After a young Israeli-Arab man from northern Israel used social media to convince other Israeli-Arabs to volunteer for the IDF, he was surprised when his efforts were rewarded with messages of support for Israel from all over the Arab world, Shlomi Eldar reported Wednesday for Al-Monitor.

M. is an Israeli Arab Muslim who served in the IDF. He spoke to Al-Monitor on condition of anonymity. Last year, he came across a series of billboards sponsored by the Balad Party as part of its campaign against the recruitment of Israeli Arabs into the IDF. He decided to fight back. “I saw the signs that were hung in Arab villages, and I kept track of the Facebook campaign being run by activists of Balad and the other Arab parties under the name ‘TZaHaL ma bistahal’ [‘The IDF isn’t worth it’]. It infuriated me,” he said.

“Activists would show up in the main square of Shfaram with bits of rubble, as if the rubble were from Gaza. They carried big signs too, as if they were trying to say, ‘Look what the army that is calling on you to enlist is actually doing in the Gaza Strip.’ Some of the activists would even paint their faces red, as if they were injured, while they tried to relay their message of ‘Don’t enlist!’ to young Bedouin, Druze, Christians and Muslims.
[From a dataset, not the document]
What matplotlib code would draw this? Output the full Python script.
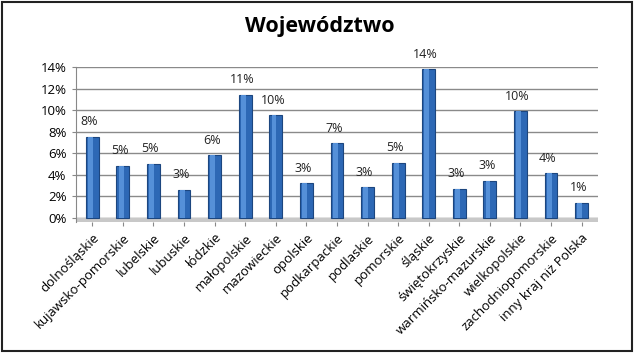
import matplotlib.pyplot as plt
from matplotlib.patches import Rectangle
from matplotlib.ticker import FuncFormatter
import numpy as np

categories = ["dolnośląskie", "kujawsko-pomorskie", "lubelskie", "lubuskie", "łódzkie",
              "małopolskie", "mazowieckie", "opolskie", "podkarpackie", "podlaskie",
              "pomorskie", "śląskie", "świętokrzyskie", "warmińsko-mazurskie",
              "wielkopolskie", "zachodniopomorskie", "inny kraj niż Polska"]
values = [7.5, 4.8, 5.0, 2.6, 5.8, 11.4, 9.5, 3.2, 6.9, 2.8, 5.1, 13.8, 2.7, 3.4, 9.9, 4.1, 1.4]
labels = ["8%", "5%", "5%", "3%", "6%", "11%", "10%", "3%", "7%", "3%", "5%", "14%",
          "3%", "3%", "10%", "4%", "1%"]

plt.rcParams["font.family"] = ["Open Sans", "DejaVu Sans"]

fig = plt.figure(figsize=(6.4, 3.53), dpi=100)
ax = fig.add_axes([0.118, 0.37, 0.817, 0.44])

x = np.arange(len(categories))

# floor and grid
ax.axhspan(-0.45, 0, color="#c8c8c8", zorder=1)
for v in range(0, 15, 2):
    ax.axhline(v, color="#8a8a8a", linewidth=1.0, zorder=0)

# bars with a lighter strip to hint the cylinder shading
ax.bar(x, values, width=0.42, color="#2d68b5", edgecolor="#1c467f", linewidth=0.8, zorder=2)
ax.bar(x - 0.06, values, width=0.16, color="#5590d8", linewidth=0, zorder=3)

for xi, v, lab in zip(x, values, labels):
    ax.text(xi - 0.1, v + 0.8, lab, ha="center", va="bottom", fontsize=9, color="#222222")

ax.set_xlim(-0.55, len(categories) - 0.45)
ax.set_ylim(-0.45, 14)
ax.set_yticks(range(0, 15, 2))
ax.yaxis.set_major_formatter(FuncFormatter(lambda v, p: f"{v:.0f}%"))
ax.set_xticks(x)
ax.set_xticklabels(categories, rotation=45, ha="right", rotation_mode="anchor", fontsize=9.5)
ax.tick_params(axis="y", labelsize=9.5, length=3, color="#888888")
ax.tick_params(axis="x", length=3, color="#888888")

for s in ["top", "right", "bottom"]:
    ax.spines[s].set_visible(False)
ax.spines["left"].set_color("#888888")

fig.text(0.5, 0.925, "Województwo", ha="center", va="center", fontsize=15.5, fontweight="bold")

# outer chart frame
fig.patches.append(Rectangle((0.003, 0.005), 0.985, 0.99, transform=fig.transFigure,
                             fill=False, edgecolor="#222222", linewidth=1.5))

fig.savefig("out.png", dpi=100)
I decided to respond to them on Facebook, so I made a page called ‘TZaHaL bistahal’ [‘The IDF is worth it’], but instead of getting responses from the young Arabs to whom I was directing my personal campaign, I started to get photos and texts from young people around the Arab world. My jaw dropped.”

The photos and video clips sent from Iraq, Saudi Arabia, Egypt, Tunisia, Jordan and other countries can be found on the Facebook page “BeTzaHaL” (“In the IDF”), and there are lots of them. One young woman from Saudi Arabia filmed a green Saudi passport. Her voice plays in the background, against a street scene in Jeddah, with a message for the people of Israel: “Good evening. I am a young woman from Jeddah in Saudi Arabia. I am a member of one of the better-known tribes of the Hijaz, and I am showing you Darajeh Square, a famous landmark in Jeddah. I’d like to send a message of peace and love to Israel and its dear citizens. I know it is surprising that a Saudi Arabian citizen sends a message to the people of Israel, but it is a basic principle of democracy that everyone is free to voice an opinion. I hope the Arabs will be sensible like me and recognize the fact that Israel also has rights to the lands of Palestine.”

A young Iraqi man took a picture of his passport by the Tigris River and said, “I believe that the number of people who support Israel here will grow consistently.”An Iraqi who corresponded with M. said, “Everything that is happening to us here in Iraq — the killings, the terrorism, the veritable bloodbath — showed us that Israel has nothing to do with it.”

Though Eldar cautioned that the movement discovered by M. could be “a fringe one,” he suggested that “in an era of open skies and open Internet, no leader, not even a dictator, can block borders once they have been breached.”